Diesel stars in Babylon A.D., which is about....hmmm. Well, you lost me again. This movie is a lot like Children of Men, only without the intelligence, without the sense.

I've always liked Diesel's anti-hero shtick, and he does it very well here. He's the tired mercenary with a heart of gold hidden somewhere under a world-weary exterior. He really wants to leave violent and poor Russia and return home to New York. He's suddenly given the chance to do so by a prosthetic-laden Gerard Depardieu (I know, I know: you're thinking, this is the one guy who doesn't need a fake nose). Diesel's mission is to deliver a strangely gifted girl and her guardian nun from a Mongolian monastery to New York City.

Just the presence of Michelle Yeoh gives this movie some instant class and weight. She plays the nun who may embrace peace but who isn't weak, especially when the nun is a martial arts expert. And it's sheer delicious delight to see Charlotte Rampling toward the end of the movie as the leader of a weird religious group. When Rampling yells at her group for their incompetency, or slaps her chauffeur because he delivered some bad news, well, it's Cruella deVille time all over again.

I did enjoy the rather lengthy sequence of the three working together to escape, it seems, the whole world of mercenaries as they're trying to get to their destination. You have the feeling, however, that entire scenes were lost in the cutting, as there's an abruptness to it, especially at the end. And, at the end, you do expect a payoff that would tell us what the girl is all about, and what this movie, for that matter, is all about.

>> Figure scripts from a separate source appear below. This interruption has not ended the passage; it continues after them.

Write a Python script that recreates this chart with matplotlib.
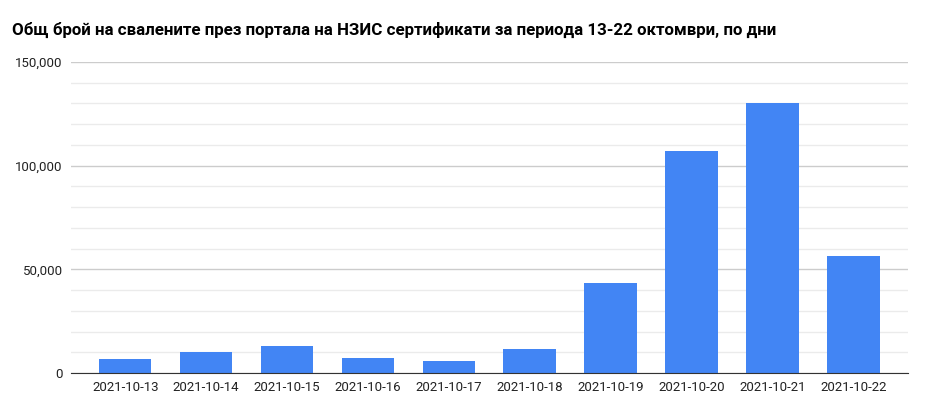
import matplotlib
matplotlib.use("Agg")
import matplotlib.pyplot as plt
from matplotlib.ticker import MultipleLocator, FuncFormatter

# daily downloads of certificates via the NZIS portal
dates = ["2021-10-13", "2021-10-14", "2021-10-15", "2021-10-16", "2021-10-17",
         "2021-10-18", "2021-10-19", "2021-10-20", "2021-10-21", "2021-10-22"]
downloads = [6700, 10100, 13100, 7200, 5800, 11600, 43400, 106900, 130400, 56400]

title = "Общ брой на свалените през портала на НЗИС сертификати за периода 13-22 октомври, по дни"

plt.rcParams["font.family"] = ["Roboto", "DejaVu Sans"]

fig = plt.figure(figsize=(9.28, 4.15), dpi=100)
ax = fig.add_axes([0.0765, 0.1012, 0.9015, 0.7494])

x = list(range(len(dates)))
ax.bar(x, downloads, width=0.65, color="#4285F4", zorder=3)

ax.set_xlim(-0.67, 9.67)
ax.set_ylim(0, 150000)
ax.yaxis.set_major_locator(MultipleLocator(50000))
ax.yaxis.set_minor_locator(MultipleLocator(10000))
ax.yaxis.set_major_formatter(FuncFormatter(lambda v, _: f"{int(v):,}"))
ax.grid(axis="y", which="major", color="#cccccc", lw=1, zorder=0)
ax.grid(axis="y", which="minor", color="#ebebeb", lw=1, zorder=0)

ax.set_xticks(x)
ax.set_xticklabels(dates)
ax.tick_params(axis="both", which="both", length=0, labelsize=9.5, colors="#222222")
ax.tick_params(axis="x", pad=6)
ax.tick_params(axis="y", pad=6)

for side in ("top", "right", "left"):
    ax.spines[side].set_visible(False)
ax.spines["bottom"].set_color("#333333")
ax.spines["bottom"].set_zorder(4)

fig.text(0.013, 0.927, title, fontsize=12.2, fontweight="bold", color="#000000",
         ha="left", va="center")

fig.savefig("out.png", dpi=100)
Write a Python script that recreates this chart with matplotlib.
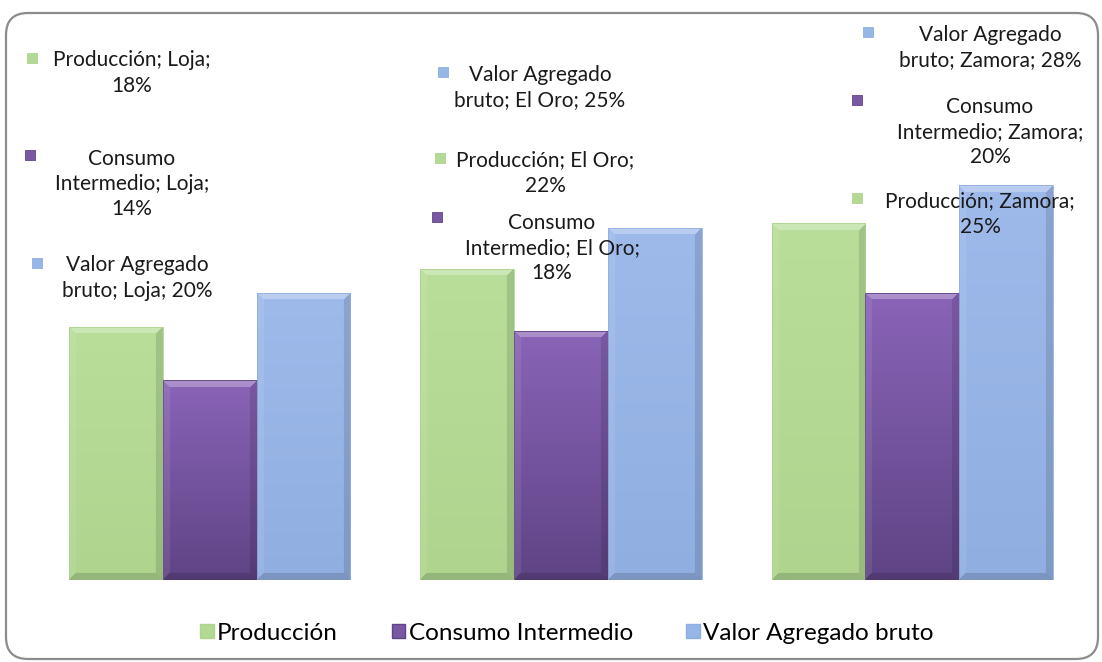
import numpy as np
import matplotlib
matplotlib.use("Agg")
import matplotlib.pyplot as plt
from matplotlib.patches import Rectangle, FancyBboxPatch, Patch
from matplotlib.transforms import IdentityTransform

# data
regions = ["Loja", "El Oro", "Zamora"]
series = ["Producción", "Consumo Intermedio", "Valor Agregado bruto"]
produccion = [17.9, 22.0, 25.2]
consumo = [14.1, 17.6, 20.3]
valor_agregado = [20.3, 24.9, 27.9]
values = [produccion, consumo, valor_agregado]

# label texts (Excel style "series; category; value")
label_texts = {
    (0, 0): "Producción; Loja;\n18%",
    (1, 0): "Consumo\nIntermedio; Loja;\n14%",
    (2, 0): "Valor Agregado\nbruto; Loja; 20%",
    (0, 1): "Producción; El Oro;\n22%",
    (1, 1): "Consumo\nIntermedio; El Oro;\n18%",
    (2, 1): "Valor Agregado\nbruto; El Oro; 25%",
    (0, 2): "Producción; Zamora;\n25%",
    (1, 2): "Consumo\nIntermedio; Zamora;\n20%",
    (2, 2): "Valor Agregado\nbruto; Zamora; 28%",
}
# label layout in pixels from top-left: (text center x, first line y, marker x, marker y)
label_pos = {
    (0, 0): (132, 59, 32, 58),
    (1, 0): (132, 156, 30, 155),
    (2, 0): (137, 264, 37, 263),
    (0, 1): (545, 159, 440, 158),
    (1, 1): (552, 220, 437, 217),
    (2, 1): (540, 74, 443, 72),
    (0, 2): (980, 200, 857, 198),
    (1, 2): (990, 104, 857, 100),
    (2, 2): (990, 34, 868, 32),
}
line_h = 28

top_cols = ["#B8DE9A", "#8A64B8", "#9EBAEB"]
bot_cols = ["#AED48E", "#5F4485", "#90AEE0"]
mid_cols = ["#B3D994", "#7858A2", "#97B6E8"]

W, H = 1102, 662
plt.rcParams['font.family'] = ['Lato', 'DejaVu Sans']

fig = plt.figure(figsize=(W / 100, H / 100), dpi=100)
ax = fig.add_axes([34 / W, 1 - 580 / H, (1088 - 34) / W, (580 - 155.5) / H])
ax.set_xlim(-0.5, 2.5)
ax.set_ylim(0, 30)
ax.axis("off")

# outer rounded frame
frame = FancyBboxPatch((6, 3), W - 10, H - 16, boxstyle="round,pad=0,rounding_size=22",
                       transform=IdentityTransform(), facecolor="none",
                       edgecolor="#8C8C8C", linewidth=1.6)
fig.add_artist(frame)


def to_rgb(c):
    return np.array(matplotlib.colors.to_rgb(c))


def shade_bar(ax, rect, ctop, cbot, px_per_unit_x, px_per_unit_y):
    x, y = rect.get_xy()
    w, h = rect.get_width(), rect.get_height()
    cols = max(int(w * px_per_unit_x), 2)
    rows = max(int(h * px_per_unit_y), 2)
    t = np.linspace(0, 1, rows)[:, None, None]
    img = (1 - t) * to_rgb(ctop) + t * to_rgb(cbot)
    img = np.repeat(img, cols, axis=1)
    bev = 7
    yy, xx = np.mgrid[0:rows, 0:cols]
    dt, db, dl, dr = yy, rows - 1 - yy, xx, cols - 1 - xx
    dmin = np.minimum(np.minimum(dt, db), np.minimum(dl, dr))
    inside = dmin < bev
    top = inside & (dt == dmin)
    bot = inside & (db == dmin) & ~top
    left = inside & (dl == dmin) & ~top & ~bot
    right = inside & (dr == dmin) & ~top & ~bot & ~left
    img[top] = img[top] + (1 - img[top]) * 0.28
    img[left] = img[left] + (1 - img[left]) * 0.08
    img[right] = img[right] * 0.88
    img[bot] = img[bot] * 0.86
    im = ax.imshow(img, extent=(x, x + w, y, y + h), aspect="auto",
                   origin="upper", zorder=2, interpolation="bilinear")
    im.set_clip_path(rect)


width = 0.267
ppx = (1088 - 34) / 3.0
ppy = (580 - 155.5) / 30.0
for j in range(3):
    xs = np.arange(3) + (j - 1) * width
    bars = ax.bar(xs, values[j], width, color=mid_cols[j], edgecolor="none", zorder=1)
    for b in bars:
        shade_bar(ax, b, top_cols[j], bot_cols[j], ppx, ppy)
        ax.add_patch(Rectangle(b.get_xy(), b.get_width(), b.get_height(), fill=False,
                               edgecolor=bot_cols[j], linewidth=0.6, zorder=3))

# data labels
for (j, i), txt in label_texts.items():
    tx, ty, mx, my = label_pos[(j, i)]
    n = txt.count("\n")
    cy = ty + n * line_h / 2
    fig.text(tx / W, 1 - cy / H, txt, ha="center", va="center", fontsize=15,
             color="#1A1A1A", linespacing=1.32)
    fig.add_artist(Rectangle((mx - 5, H - my - 5), 10, 10, transform=IdentityTransform(),
                             facecolor=mid_cols[j], edgecolor=bot_cols[j], linewidth=0.6))

handles = [Patch(facecolor=mid_cols[j], edgecolor=bot_cols[j], label=series[j]) for j in range(3)]
fig.legend(handles=handles, loc="center", bbox_to_anchor=(567 / W, 1 - 633 / H), ncol=3,
           frameon=False, fontsize=17.5, handlelength=0.55, handleheight=0.55,
           handletextpad=0.15, columnspacing=2.2)

fig.savefig("out.png", dpi=100)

I mean, we could expect that, but we'd be wrong. There's a lot of build-up to a lot of nothing. And, at the end of this film, we become world-weary, just like Vin Diesel. We're still hoping for him to fulfill his promise.

Thumb's down.



At 7:47 PM, Blogger Linda said...

Um Al says: I first became aware of Vin Diesel in The Boiler Room. He was the best thing in an outstanding movie. I then remembered that I had seen him in Saving Private Ryan, and had great hopes for him. However, he decided to take the road more traveled and make action movies that, in my opinion, appeal to the lowest common denominator. My hopes were revived when he made that terrific movie that no one saw (with the even more terrific performance), Find Me Guilty, but, alas, he seems to be back on the path that will never cross mine. Sorry, Vin. Start making movies for grown-ups again, and I'll be the first one in line.